ESG Software Market Is Evolving
The launch reflects a wider evolution in the ESG software market. Carbon accounting platforms began largely as tools for measuring and reporting greenhouse gas emissions. Many are now expanding into forecasting, scenario analysis, supplier engagement, transition planning, and regulatory workflow management.
As the market matures, buyers are likely to focus less on whether a platform can calculate emissions and more on whether it can help teams explain, manage, and reduce them. This is particularly relevant for companies that have already completed initial carbon inventories and are now under pressure to show measurable progress against climate targets.
Persefoni says it serves more than 500 enterprise customers globally, has supported more than 9,000 organizations across its products, and has raised $179 million from institutional investors. Its new AI agent positions the company within a growing category of sustainability technology providers using generative and agentic AI to make climate data more actionable.
Implications for Companies and Investors
For sustainability teams, the immediate benefit of tools such as the Persefoni Analytics Agent may be speed. Instead of waiting for analysts to build a custom dashboard or export data into spreadsheets, teams may be able to ask targeted questions and receive analysis more quickly.
For finance and compliance teams, the value may lie in consistency and traceability.

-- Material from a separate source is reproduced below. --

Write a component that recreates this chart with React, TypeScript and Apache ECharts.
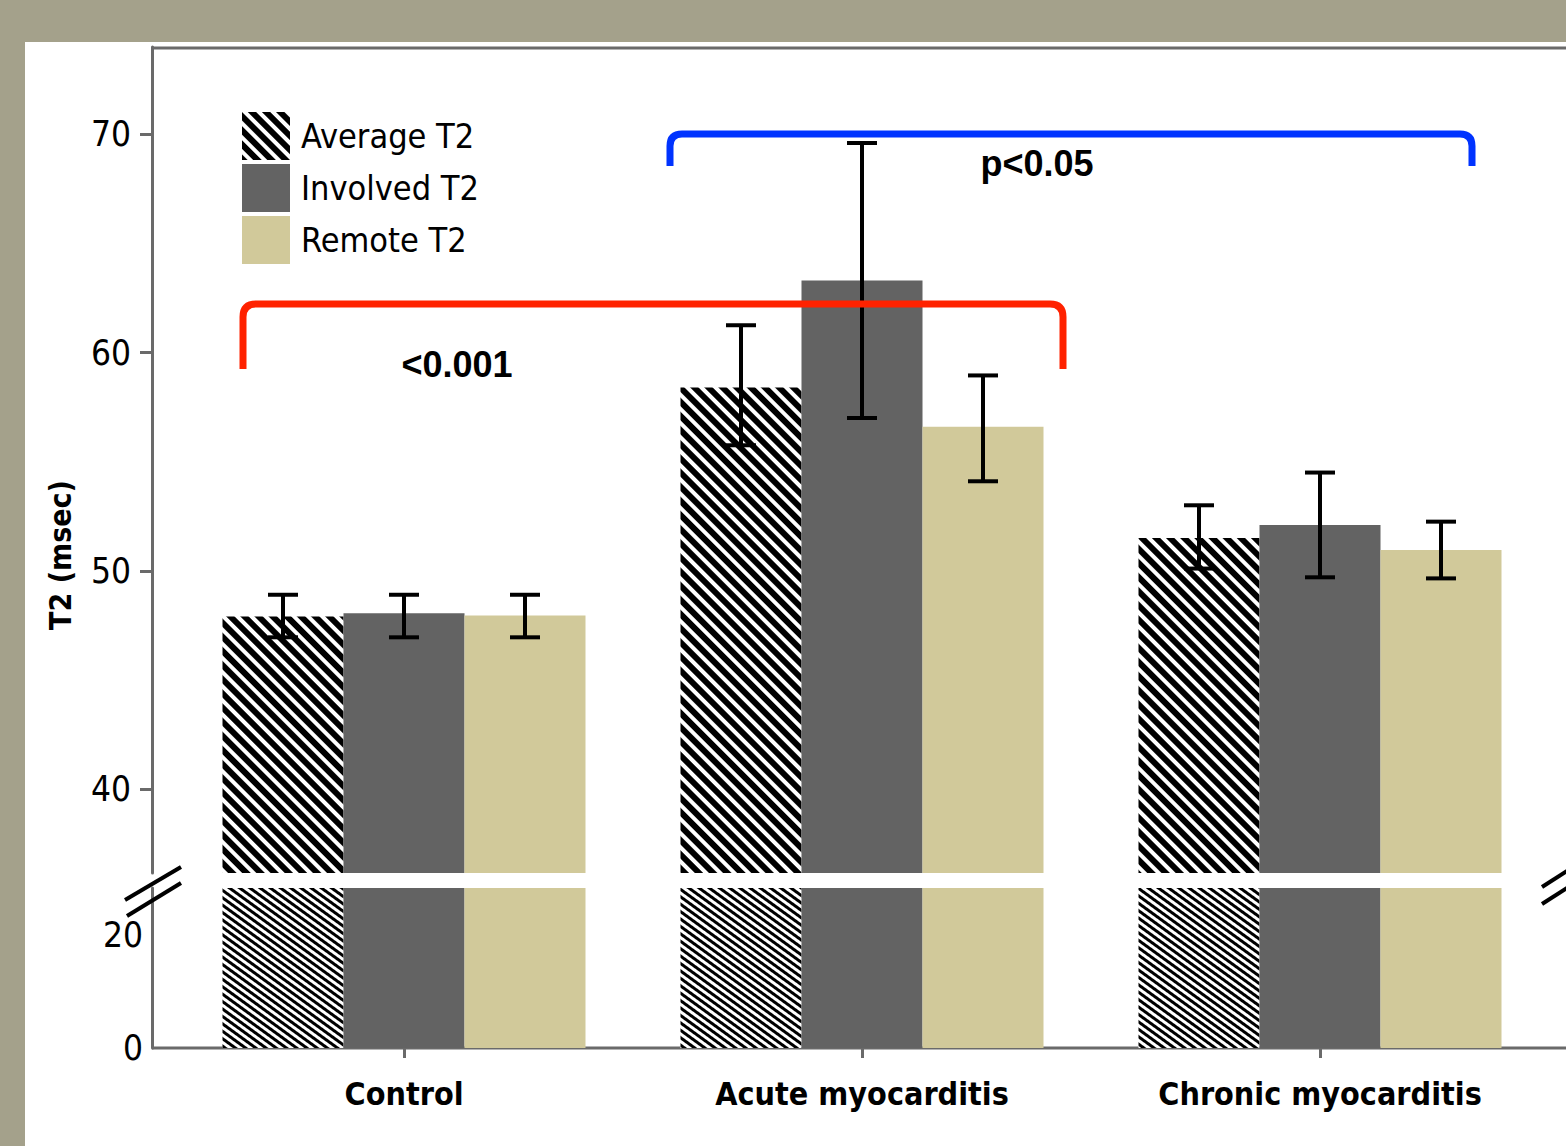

As climate data becomes more connected to annual reports, assurance processes, and investor communications, companies will need systems that can provide reliable answers without losing the underlying evidence trail.
For investors and lenders, better emissions analytics could improve the quality of company-level climate data. More accessible analysis may help companies explain where emissions are concentrated, how reduction plans are progressing, and what risks remain. However, stakeholders will still need to assess whether credible data and governance back AI-supported outputs.
A Step Toward Active Emissions Management
For sustainability leaders, the practical question is not whether AI can generate faster outputs, but whether those outputs improve decision quality. A useful system should help identify emissions hotspots, clarify trends, support credible net-zero planning, and withstand scrutiny from auditors, regulators, and investors.
If implemented carefully, tools such as Persefoni Analytics Agent could help companies shift from retrospective reporting toward more active emissions management. The risk is that speed becomes a substitute for rigor. The opportunity is that faster, traceable analysis helps organizations understand their climate data in time to act on it.